Arahpublik.com - Kebijakan kenaikan Pajak Pertambahan Nilai (PPN) 12 persen yang berlaku mulai 1 Januari 2025 menjadi ‘bola panas’ antara Gerindra dan PDIP.
Awal mulanya, Partai Demokrasi Indonesia Perjuangan (PDIP) meminta Presiden Prabowo Subianto untuk mengkaji ulang terkait kebijakan PPN 12 persen tersebut.
Ketua DPR RI yang juga elite PDIP Puan Maharani mengeluarkan pernyataan bernada ketidaksetujuan terhadap kenaikan PPN 12 persen.
Puan menyebut dirinya memahami urgensi peningkatan penerimaan negara melalui tarif PPN ini. Hanya saja, dia tidak ingin masyarakat menjadi korban dari kebijakan ini.
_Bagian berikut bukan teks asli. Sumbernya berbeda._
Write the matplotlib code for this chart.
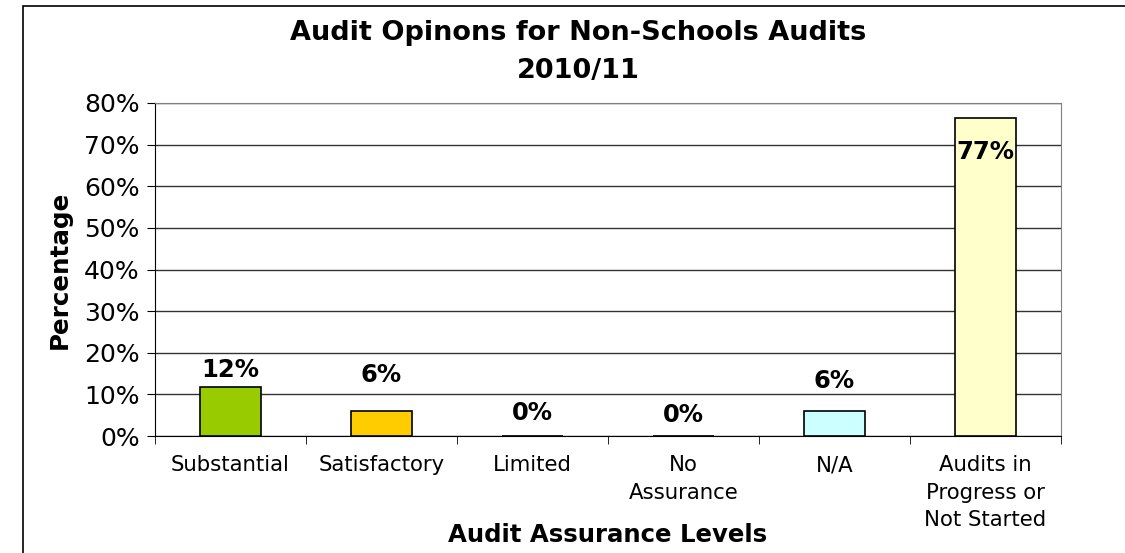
import matplotlib
matplotlib.use("Agg")
import matplotlib.pyplot as plt
from matplotlib.patches import Rectangle
from matplotlib.ticker import FuncFormatter, FixedLocator

# data
categories = ["Substantial", "Satisfactory", "Limited", "No\nAssurance", "N/A",
              "Audits in\nProgress or\nNot Started"]
values = [0.117, 0.059, 0.0, 0.0, 0.059, 0.765]
labels = ["12%", "6%", "0%", "0%", "6%", "77%"]
label_y = [0.159, 0.146, 0.055, 0.050, 0.132, 0.682]   # where the data labels sit
colors = ["#99CC00", "#FFCC00", "#FFFFFF", "#FFFFFF", "#CCFFFF", "#FFFFCC"]

plt.rcParams['font.family'] = ['DejaVu Sans']

fig = plt.figure(figsize=(11.25, 5.53), dpi=100)
ax = fig.add_axes([155 / 1125, 1 - 436 / 553, (1061 - 155) / 1125, (436 - 103) / 553])

# outer chart border
fig.patches.append(Rectangle((23 / 1125, -0.1), 1.2, 1 - 6 / 553 + 0.1,
                             transform=fig.transFigure, fill=False,
                             edgecolor="black", linewidth=1.2))

x = list(range(len(categories)))
ax.bar(x, values, width=0.4, color=colors, edgecolor="black", linewidth=1.2, zorder=3)

for i, lab in enumerate(labels):
    ax.text(i, label_y[i], lab, ha="center", va="center", fontsize=17.5,
            fontweight="bold", zorder=4)

ax.set_xlim(-0.5, len(categories) - 0.5)
ax.set_ylim(0, 0.8)
ax.set_yticks([i / 10 for i in range(9)])
ax.yaxis.set_major_formatter(FuncFormatter(lambda v, p: f"{v * 100:.0f}%"))
ax.grid(axis="y", color="#333333", linewidth=1, zorder=0)
ax.set_axisbelow(True)

ax.set_xticks(x)
ax.set_xticklabels(categories, fontsize=15.3, va="top", linespacing=1.45)
ax.tick_params(axis="x", which="major", length=0, pad=14)
ax.xaxis.set_minor_locator(FixedLocator([i - 0.5 for i in range(len(categories) + 1)]))
ax.tick_params(axis="x", which="minor", length=6, direction="out", color="black")
ax.tick_params(axis="y", labelsize=18, length=6, direction="out", pad=5)

for s in ["top", "right"]:
    ax.spines[s].set_color("#808080")
for s in ["left", "bottom"]:
    ax.spines[s].set_color("black")

ax.set_ylabel("Percentage", fontsize=17.7, fontweight="bold", va="center")
ax.yaxis.set_label_coords((60 - 155) / 906, 0.5)
ax.set_xlabel("Audit Assurance Levels", fontsize=17.6, fontweight="bold", va="center")
ax.xaxis.set_label_coords(0.5, (436 - 535) / 333)
fig.suptitle("Audit Opinons for Non-Schools Audits\n2010/11", x=578 / 1125,
             y=1 - 20 / 553, fontsize=19.5, fontweight="bold", va="top", linespacing=1.6)

fig.savefig("out.png", dpi=100)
"Kita harus memahami kondisi rakyat, jangan sampai dengan kenaikan PPN ini malah membuat perekonomian rakyat semakin sulit," kata Puan dalam keterangan tertulisnya, Kamis (19/12/2024).
Menyikapi hal tersebut, Wakil Ketua Badan Anggaran (Banggar) DPR RI, Wihadi Wiyanto, pun buka suara.
Wihadi mengatakan, bahwa kebijakan kenaikan PPN 12 persen merupakan keputusan Undang-Undang (UU) Nomor 7 Tahun 2021 tentang Harmonisasi Peraturan Perpajakan (HPP).
Sementara, UU HPP tersebut, merupakan produk legislatif periode 2019-2024 dan diinisiasi oleh PDI Perjuangan (PDIP).
"Kenaikan PPN 12 persen itu adalah merupakan keputusan Undang-Undang (UU) Tahun 2021 tentang Harmonisasi Peraturan Perpajakan (HPP),” ucap Wihadi kepada wartawan di Jakarta, Minggu (22/12/2024).
“Dan menjadi 11 persen tahun 2022 dan 12 persen hingga 2025, dan itu diinisiasi oleh PDI Perjuangan," lanjutnya.
Anggota Komisi XI Fraksi Gerindra DPR RI itu, menjelaskan bahwa panitia kerja (panja) pembahasan kenaikan PPN yang tertuang dalam UU HPP saat itu diketuai oleh Fraksi PDIP.